__Task instructions__
Word for word, quote all of the material, omitting the pictures.

'''

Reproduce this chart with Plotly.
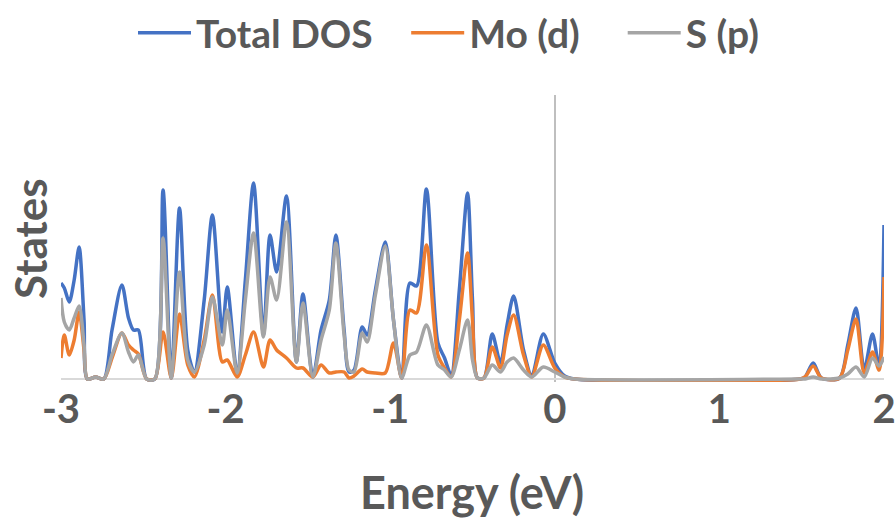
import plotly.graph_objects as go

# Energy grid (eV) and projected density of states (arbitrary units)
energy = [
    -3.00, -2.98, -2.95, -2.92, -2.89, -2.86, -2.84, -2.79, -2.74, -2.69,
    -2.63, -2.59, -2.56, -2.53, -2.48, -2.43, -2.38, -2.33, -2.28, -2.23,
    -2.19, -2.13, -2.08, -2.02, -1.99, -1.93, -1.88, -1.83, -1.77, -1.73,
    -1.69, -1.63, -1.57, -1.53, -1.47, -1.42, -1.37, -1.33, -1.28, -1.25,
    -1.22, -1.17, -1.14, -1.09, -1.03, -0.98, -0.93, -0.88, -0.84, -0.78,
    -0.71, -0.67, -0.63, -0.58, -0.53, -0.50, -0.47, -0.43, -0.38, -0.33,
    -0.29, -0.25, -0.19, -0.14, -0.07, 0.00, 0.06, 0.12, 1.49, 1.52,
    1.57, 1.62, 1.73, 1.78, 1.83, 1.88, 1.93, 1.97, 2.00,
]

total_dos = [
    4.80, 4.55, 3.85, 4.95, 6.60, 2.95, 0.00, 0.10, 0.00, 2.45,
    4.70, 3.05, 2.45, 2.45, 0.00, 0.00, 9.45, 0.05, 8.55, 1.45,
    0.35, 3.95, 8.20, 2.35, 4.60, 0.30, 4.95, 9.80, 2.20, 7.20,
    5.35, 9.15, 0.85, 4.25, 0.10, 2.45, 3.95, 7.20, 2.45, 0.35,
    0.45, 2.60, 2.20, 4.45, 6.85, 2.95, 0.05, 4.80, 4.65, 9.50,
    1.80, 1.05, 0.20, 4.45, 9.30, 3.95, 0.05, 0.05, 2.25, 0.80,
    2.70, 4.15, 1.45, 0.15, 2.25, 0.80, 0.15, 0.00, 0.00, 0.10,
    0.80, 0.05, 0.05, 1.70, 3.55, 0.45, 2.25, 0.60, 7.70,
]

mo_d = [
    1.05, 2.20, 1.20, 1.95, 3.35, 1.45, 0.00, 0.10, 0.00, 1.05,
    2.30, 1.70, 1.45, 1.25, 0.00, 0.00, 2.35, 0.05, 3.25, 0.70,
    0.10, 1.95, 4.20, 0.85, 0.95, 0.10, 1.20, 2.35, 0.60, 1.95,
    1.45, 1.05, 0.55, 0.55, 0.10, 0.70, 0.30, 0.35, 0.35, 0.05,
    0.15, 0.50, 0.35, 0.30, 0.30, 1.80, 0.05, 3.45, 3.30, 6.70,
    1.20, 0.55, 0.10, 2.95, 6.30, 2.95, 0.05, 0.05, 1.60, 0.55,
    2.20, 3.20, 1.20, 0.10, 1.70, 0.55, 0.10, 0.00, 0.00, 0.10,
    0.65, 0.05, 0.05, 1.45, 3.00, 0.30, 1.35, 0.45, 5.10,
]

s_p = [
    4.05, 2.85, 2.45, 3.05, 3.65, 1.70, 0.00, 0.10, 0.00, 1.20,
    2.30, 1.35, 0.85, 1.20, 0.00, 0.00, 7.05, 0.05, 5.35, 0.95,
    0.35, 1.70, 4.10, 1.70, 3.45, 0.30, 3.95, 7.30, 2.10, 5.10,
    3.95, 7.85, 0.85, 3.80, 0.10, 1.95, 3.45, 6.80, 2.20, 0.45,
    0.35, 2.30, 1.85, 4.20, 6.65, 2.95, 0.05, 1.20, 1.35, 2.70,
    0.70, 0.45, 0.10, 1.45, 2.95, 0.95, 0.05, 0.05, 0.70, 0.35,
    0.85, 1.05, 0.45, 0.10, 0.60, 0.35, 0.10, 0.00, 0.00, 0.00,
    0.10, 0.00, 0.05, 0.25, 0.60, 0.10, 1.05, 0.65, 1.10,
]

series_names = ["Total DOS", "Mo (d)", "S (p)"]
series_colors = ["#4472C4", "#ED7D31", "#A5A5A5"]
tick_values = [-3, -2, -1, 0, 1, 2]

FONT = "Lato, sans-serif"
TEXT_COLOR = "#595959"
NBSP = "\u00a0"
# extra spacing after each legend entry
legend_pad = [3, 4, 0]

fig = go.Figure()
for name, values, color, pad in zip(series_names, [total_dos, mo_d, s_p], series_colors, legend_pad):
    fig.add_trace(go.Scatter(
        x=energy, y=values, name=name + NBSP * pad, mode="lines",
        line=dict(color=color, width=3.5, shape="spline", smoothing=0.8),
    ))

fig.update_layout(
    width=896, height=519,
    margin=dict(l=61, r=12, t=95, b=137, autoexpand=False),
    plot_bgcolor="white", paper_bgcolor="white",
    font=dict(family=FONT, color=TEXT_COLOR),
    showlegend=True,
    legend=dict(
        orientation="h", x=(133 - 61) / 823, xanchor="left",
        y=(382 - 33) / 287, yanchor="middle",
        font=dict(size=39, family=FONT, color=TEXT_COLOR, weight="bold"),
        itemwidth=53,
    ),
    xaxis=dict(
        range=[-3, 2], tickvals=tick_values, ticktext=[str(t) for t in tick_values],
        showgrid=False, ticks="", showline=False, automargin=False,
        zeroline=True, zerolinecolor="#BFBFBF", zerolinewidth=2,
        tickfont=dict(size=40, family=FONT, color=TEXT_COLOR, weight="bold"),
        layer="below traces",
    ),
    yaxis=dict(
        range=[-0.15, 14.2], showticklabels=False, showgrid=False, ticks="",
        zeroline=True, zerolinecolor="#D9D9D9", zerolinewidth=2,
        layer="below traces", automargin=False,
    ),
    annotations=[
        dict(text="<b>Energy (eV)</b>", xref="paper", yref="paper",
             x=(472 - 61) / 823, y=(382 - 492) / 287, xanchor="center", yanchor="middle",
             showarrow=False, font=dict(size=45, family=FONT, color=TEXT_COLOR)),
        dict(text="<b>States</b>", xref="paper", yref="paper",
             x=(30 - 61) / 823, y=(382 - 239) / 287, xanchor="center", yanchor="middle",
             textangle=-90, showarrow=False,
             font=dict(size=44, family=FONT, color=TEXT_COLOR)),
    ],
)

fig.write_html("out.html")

'''

__Response to this exercise__
Reproduce this chart with Plotly.
import plotly.graph_objects as go

# Energy grid (eV) and projected density of states (arbitrary units)
energy = [
    -3.00, -2.98, -2.95, -2.92, -2.89, -2.86, -2.84, -2.79, -2.74, -2.69,
    -2.63, -2.59, -2.56, -2.53, -2.48, -2.43, -2.38, -2.33, -2.28, -2.23,
    -2.19, -2.13, -2.08, -2.02, -1.99, -1.93, -1.88, -1.83, -1.77, -1.73,
    -1.69, -1.63, -1.57, -1.53, -1.47, -1.42, -1.37, -1.33, -1.28, -1.25,
    -1.22, -1.17, -1.14, -1.09, -1.03, -0.98, -0.93, -0.88, -0.84, -0.78,
    -0.71, -0.67, -0.63, -0.58, -0.53, -0.50, -0.47, -0.43, -0.38, -0.33,
    -0.29, -0.25, -0.19, -0.14, -0.07, 0.00, 0.06, 0.12, 1.49, 1.52,
    1.57, 1.62, 1.73, 1.78, 1.83, 1.88, 1.93, 1.97, 2.00,
]

total_dos = [
    4.80, 4.55, 3.85, 4.95, 6.60, 2.95, 0.00, 0.10, 0.00, 2.45,
    4.70, 3.05, 2.45, 2.45, 0.00, 0.00, 9.45, 0.05, 8.55, 1.45,
    0.35, 3.95, 8.20, 2.35, 4.60, 0.30, 4.95, 9.80, 2.20, 7.20,
    5.35, 9.15, 0.85, 4.25, 0.10, 2.45, 3.95, 7.20, 2.45, 0.35,
    0.45, 2.60, 2.20, 4.45, 6.85, 2.95, 0.05, 4.80, 4.65, 9.50,
    1.80, 1.05, 0.20, 4.45, 9.30, 3.95, 0.05, 0.05, 2.25, 0.80,
    2.70, 4.15, 1.45, 0.15, 2.25, 0.80, 0.15, 0.00, 0.00, 0.10,
    0.80, 0.05, 0.05, 1.70, 3.55, 0.45, 2.25, 0.60, 7.70,
]

mo_d = [
    1.05, 2.20, 1.20, 1.95, 3.35, 1.45, 0.00, 0.10, 0.00, 1.05,
    2.30, 1.70, 1.45, 1.25, 0.00, 0.00, 2.35, 0.05, 3.25, 0.70,
    0.10, 1.95, 4.20, 0.85, 0.95, 0.10, 1.20, 2.35, 0.60, 1.95,
    1.45, 1.05, 0.55, 0.55, 0.10, 0.70, 0.30, 0.35, 0.35, 0.05,
    0.15, 0.50, 0.35, 0.30, 0.30, 1.80, 0.05, 3.45, 3.30, 6.70,
    1.20, 0.55, 0.10, 2.95, 6.30, 2.95, 0.05, 0.05, 1.60, 0.55,
    2.20, 3.20, 1.20, 0.10, 1.70, 0.55, 0.10, 0.00, 0.00, 0.10,
    0.65, 0.05, 0.05, 1.45, 3.00, 0.30, 1.35, 0.45, 5.10,
]

s_p = [
    4.05, 2.85, 2.45, 3.05, 3.65, 1.70, 0.00, 0.10, 0.00, 1.20,
    2.30, 1.35, 0.85, 1.20, 0.00, 0.00, 7.05, 0.05, 5.35, 0.95,
    0.35, 1.70, 4.10, 1.70, 3.45, 0.30, 3.95, 7.30, 2.10, 5.10,
    3.95, 7.85, 0.85, 3.80, 0.10, 1.95, 3.45, 6.80, 2.20, 0.45,
    0.35, 2.30, 1.85, 4.20, 6.65, 2.95, 0.05, 1.20, 1.35, 2.70,
    0.70, 0.45, 0.10, 1.45, 2.95, 0.95, 0.05, 0.05, 0.70, 0.35,
    0.85, 1.05, 0.45, 0.10, 0.60, 0.35, 0.10, 0.00, 0.00, 0.00,
    0.10, 0.00, 0.05, 0.25, 0.60, 0.10, 1.05, 0.65, 1.10,
]

series_names = ["Total DOS", "Mo (d)", "S (p)"]
series_colors = ["#4472C4", "#ED7D31", "#A5A5A5"]
tick_values = [-3, -2, -1, 0, 1, 2]

FONT = "Lato, sans-serif"
TEXT_COLOR = "#595959"
NBSP = "\u00a0"
# extra spacing after each legend entry
legend_pad = [3, 4, 0]

fig = go.Figure()
for name, values, color, pad in zip(series_names, [total_dos, mo_d, s_p], series_colors, legend_pad):
    fig.add_trace(go.Scatter(
        x=energy, y=values, name=name + NBSP * pad, mode="lines",
        line=dict(color=color, width=3.5, shape="spline", smoothing=0.8),
    ))

fig.update_layout(
    width=896, height=519,
    margin=dict(l=61, r=12, t=95, b=137, autoexpand=False),
    plot_bgcolor="white", paper_bgcolor="white",
    font=dict(family=FONT, color=TEXT_COLOR),
    showlegend=True,
    legend=dict(
        orientation="h", x=(133 - 61) / 823, xanchor="left",
        y=(382 - 33) / 287, yanchor="middle",
        font=dict(size=39, family=FONT, color=TEXT_COLOR, weight="bold"),
        itemwidth=53,
    ),
    xaxis=dict(
        range=[-3, 2], tickvals=tick_values, ticktext=[str(t) for t in tick_values],
        showgrid=False, ticks="", showline=False, automargin=False,
        zeroline=True, zerolinecolor="#BFBFBF", zerolinewidth=2,
        tickfont=dict(size=40, family=FONT, color=TEXT_COLOR, weight="bold"),
        layer="below traces",
    ),
    yaxis=dict(
        range=[-0.15, 14.2], showticklabels=False, showgrid=False, ticks="",
        zeroline=True, zerolinecolor="#D9D9D9", zerolinewidth=2,
        layer="below traces", automargin=False,
    ),
    annotations=[
        dict(text="<b>Energy (eV)</b>", xref="paper", yref="paper",
             x=(472 - 61) / 823, y=(382 - 492) / 287, xanchor="center", yanchor="middle",
             showarrow=False, font=dict(size=45, family=FONT, color=TEXT_COLOR)),
        dict(text="<b>States</b>", xref="paper", yref="paper",
             x=(30 - 61) / 823, y=(382 - 239) / 287, xanchor="center", yanchor="middle",
             textangle=-90, showarrow=False,
             font=dict(size=44, family=FONT, color=TEXT_COLOR)),
    ],
)

fig.write_html("out.html")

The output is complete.